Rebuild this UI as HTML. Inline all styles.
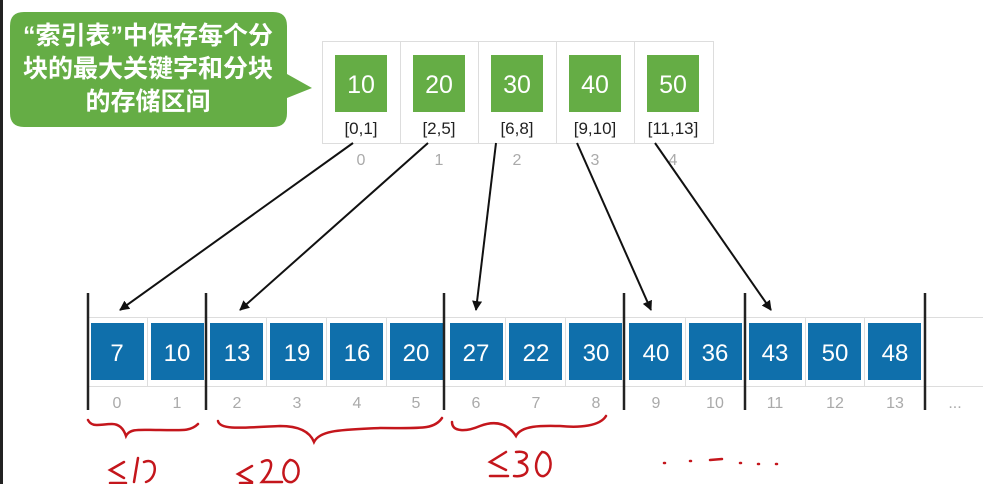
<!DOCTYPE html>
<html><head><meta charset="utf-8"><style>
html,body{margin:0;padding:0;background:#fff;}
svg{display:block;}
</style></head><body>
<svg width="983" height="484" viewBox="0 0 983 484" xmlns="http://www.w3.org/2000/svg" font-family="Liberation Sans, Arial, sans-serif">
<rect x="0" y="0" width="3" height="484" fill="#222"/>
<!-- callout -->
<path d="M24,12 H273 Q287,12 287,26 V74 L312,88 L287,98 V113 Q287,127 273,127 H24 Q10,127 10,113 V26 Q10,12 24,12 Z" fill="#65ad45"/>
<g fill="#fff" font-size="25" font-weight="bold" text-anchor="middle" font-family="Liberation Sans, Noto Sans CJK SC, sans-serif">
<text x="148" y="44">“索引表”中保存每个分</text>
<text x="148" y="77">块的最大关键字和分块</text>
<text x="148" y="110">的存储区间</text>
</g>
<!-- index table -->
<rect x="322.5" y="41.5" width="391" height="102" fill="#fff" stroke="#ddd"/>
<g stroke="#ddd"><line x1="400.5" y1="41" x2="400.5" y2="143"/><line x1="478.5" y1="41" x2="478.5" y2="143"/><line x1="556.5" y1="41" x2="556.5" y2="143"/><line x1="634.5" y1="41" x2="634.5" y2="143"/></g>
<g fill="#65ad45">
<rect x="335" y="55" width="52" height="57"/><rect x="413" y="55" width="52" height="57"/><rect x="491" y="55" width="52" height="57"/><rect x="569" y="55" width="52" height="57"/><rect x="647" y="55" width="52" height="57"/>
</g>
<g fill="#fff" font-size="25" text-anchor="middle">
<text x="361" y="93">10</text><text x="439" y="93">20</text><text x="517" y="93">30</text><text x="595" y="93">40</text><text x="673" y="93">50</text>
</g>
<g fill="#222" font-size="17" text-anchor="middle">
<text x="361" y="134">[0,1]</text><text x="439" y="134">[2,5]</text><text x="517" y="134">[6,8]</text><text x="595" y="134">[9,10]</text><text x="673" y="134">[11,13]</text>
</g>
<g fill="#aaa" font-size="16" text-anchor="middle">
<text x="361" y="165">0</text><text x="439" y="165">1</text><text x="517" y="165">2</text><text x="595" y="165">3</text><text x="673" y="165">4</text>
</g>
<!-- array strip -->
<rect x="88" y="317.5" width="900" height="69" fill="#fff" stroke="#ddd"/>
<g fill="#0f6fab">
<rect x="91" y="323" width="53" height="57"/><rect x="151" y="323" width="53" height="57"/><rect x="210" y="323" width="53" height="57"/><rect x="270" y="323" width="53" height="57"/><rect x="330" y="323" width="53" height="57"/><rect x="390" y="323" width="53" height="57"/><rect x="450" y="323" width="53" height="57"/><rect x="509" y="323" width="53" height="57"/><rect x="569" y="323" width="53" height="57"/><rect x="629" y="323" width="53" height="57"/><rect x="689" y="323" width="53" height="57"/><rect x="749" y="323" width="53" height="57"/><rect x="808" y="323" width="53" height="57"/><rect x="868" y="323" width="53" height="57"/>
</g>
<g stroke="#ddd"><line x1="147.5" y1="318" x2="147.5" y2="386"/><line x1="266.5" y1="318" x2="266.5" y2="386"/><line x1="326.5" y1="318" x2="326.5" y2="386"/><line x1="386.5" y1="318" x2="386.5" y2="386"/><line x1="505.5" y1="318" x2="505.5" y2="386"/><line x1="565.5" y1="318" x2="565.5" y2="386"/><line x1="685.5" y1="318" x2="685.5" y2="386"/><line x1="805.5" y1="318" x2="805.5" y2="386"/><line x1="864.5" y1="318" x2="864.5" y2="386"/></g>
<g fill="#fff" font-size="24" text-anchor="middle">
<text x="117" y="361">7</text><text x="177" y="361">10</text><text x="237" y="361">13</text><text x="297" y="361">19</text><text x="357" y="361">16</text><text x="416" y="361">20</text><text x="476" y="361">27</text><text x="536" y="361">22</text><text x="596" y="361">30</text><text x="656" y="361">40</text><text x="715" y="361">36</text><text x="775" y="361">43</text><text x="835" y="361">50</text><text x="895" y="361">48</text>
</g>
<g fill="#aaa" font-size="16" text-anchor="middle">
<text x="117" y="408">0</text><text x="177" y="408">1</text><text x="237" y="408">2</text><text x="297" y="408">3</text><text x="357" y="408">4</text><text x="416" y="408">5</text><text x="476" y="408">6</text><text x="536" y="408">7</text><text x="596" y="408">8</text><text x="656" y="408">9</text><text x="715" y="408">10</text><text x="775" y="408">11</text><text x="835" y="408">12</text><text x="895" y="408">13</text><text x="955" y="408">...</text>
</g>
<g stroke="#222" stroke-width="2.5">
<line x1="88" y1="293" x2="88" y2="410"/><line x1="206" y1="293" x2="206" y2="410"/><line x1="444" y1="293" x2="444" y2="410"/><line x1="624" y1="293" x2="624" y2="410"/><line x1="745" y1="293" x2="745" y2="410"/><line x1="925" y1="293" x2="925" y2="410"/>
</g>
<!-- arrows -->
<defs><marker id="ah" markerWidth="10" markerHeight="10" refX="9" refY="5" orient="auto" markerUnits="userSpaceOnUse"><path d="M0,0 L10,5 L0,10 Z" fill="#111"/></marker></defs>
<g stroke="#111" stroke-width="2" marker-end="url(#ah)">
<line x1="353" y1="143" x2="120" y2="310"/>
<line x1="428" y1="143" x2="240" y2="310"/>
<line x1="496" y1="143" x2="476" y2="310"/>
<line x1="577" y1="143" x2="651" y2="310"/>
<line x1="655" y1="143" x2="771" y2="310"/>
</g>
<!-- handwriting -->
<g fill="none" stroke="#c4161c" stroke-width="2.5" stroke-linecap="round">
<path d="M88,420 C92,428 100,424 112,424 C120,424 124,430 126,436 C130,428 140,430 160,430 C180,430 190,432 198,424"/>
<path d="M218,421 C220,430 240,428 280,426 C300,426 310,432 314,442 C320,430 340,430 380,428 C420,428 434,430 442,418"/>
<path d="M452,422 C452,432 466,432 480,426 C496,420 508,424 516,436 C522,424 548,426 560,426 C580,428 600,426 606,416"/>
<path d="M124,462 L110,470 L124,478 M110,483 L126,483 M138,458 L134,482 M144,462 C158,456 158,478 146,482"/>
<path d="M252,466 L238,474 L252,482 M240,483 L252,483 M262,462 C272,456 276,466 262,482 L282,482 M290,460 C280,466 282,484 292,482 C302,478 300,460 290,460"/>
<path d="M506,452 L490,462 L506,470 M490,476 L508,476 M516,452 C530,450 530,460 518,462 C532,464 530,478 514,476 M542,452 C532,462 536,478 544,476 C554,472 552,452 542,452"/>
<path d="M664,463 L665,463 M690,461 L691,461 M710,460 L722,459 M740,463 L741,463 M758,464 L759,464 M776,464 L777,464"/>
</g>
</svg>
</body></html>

################

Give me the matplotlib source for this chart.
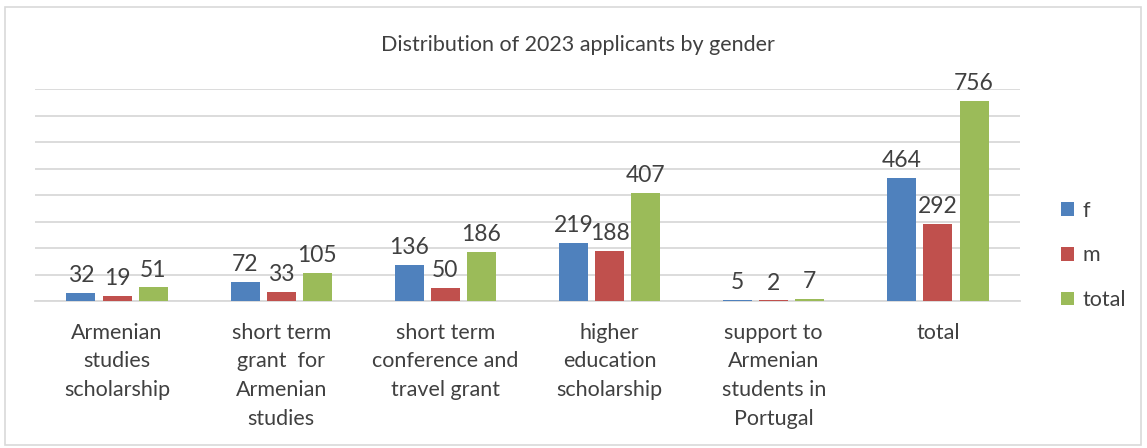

################

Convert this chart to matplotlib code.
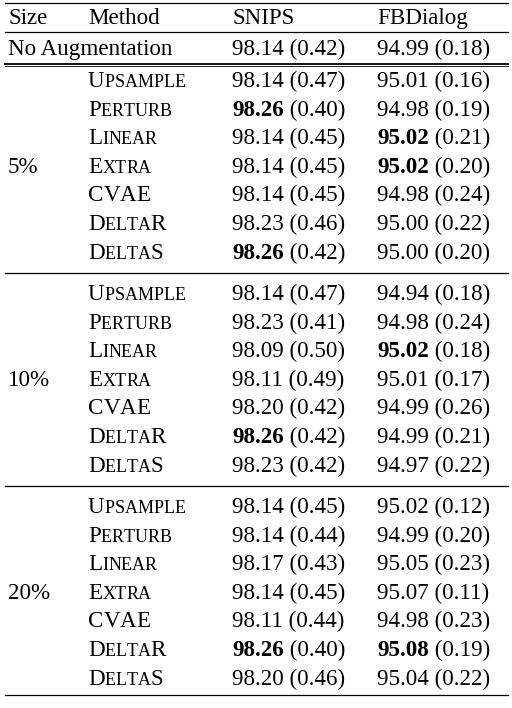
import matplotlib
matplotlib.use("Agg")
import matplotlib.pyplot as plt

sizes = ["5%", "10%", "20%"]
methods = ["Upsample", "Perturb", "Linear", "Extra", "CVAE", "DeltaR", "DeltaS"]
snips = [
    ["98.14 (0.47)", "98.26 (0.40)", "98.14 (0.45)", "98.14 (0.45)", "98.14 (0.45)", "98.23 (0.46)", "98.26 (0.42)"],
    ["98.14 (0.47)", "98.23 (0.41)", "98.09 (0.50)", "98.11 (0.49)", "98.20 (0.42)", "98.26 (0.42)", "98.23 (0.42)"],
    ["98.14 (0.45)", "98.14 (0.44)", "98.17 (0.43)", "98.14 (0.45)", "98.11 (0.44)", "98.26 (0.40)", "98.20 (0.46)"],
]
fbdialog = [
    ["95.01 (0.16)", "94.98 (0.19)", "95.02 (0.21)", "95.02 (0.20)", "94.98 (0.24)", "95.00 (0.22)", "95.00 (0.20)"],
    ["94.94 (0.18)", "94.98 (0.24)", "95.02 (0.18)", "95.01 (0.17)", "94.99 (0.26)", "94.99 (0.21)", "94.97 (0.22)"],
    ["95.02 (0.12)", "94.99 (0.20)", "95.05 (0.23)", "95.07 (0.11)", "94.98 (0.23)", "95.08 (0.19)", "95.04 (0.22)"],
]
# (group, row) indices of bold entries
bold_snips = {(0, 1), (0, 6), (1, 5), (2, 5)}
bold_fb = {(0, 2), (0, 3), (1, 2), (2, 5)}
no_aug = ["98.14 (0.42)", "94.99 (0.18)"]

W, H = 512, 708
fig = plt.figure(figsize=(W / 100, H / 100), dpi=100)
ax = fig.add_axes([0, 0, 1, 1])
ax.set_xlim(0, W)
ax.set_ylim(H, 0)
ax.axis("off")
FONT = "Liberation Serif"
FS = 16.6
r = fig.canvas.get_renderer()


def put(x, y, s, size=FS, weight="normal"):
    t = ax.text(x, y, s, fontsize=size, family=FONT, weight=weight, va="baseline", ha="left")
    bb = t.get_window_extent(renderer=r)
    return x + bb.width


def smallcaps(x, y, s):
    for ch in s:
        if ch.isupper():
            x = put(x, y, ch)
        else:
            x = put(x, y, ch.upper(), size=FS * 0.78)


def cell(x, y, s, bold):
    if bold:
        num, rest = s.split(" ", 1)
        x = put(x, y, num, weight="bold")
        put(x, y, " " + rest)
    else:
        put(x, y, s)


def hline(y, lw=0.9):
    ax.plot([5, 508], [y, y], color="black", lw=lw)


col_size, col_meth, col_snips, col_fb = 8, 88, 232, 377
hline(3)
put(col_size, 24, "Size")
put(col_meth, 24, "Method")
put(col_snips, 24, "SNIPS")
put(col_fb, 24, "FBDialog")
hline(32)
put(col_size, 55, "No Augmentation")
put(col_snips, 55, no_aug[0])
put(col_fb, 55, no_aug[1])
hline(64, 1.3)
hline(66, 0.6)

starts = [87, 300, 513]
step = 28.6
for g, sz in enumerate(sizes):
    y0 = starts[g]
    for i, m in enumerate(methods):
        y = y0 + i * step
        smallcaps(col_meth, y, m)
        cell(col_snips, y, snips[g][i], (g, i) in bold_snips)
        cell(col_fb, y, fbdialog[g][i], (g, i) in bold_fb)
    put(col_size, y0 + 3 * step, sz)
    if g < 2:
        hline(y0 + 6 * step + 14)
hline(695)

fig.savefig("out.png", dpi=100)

################

Using the listing above, repeat word for word each line from the one with "Convert this chart to matplotlib code." down to the one with "import matplotlib.pyplot as plt", both included. Omit all pictures.

Convert this chart to matplotlib code.
import matplotlib
matplotlib.use("Agg")
import matplotlib.pyplot as plt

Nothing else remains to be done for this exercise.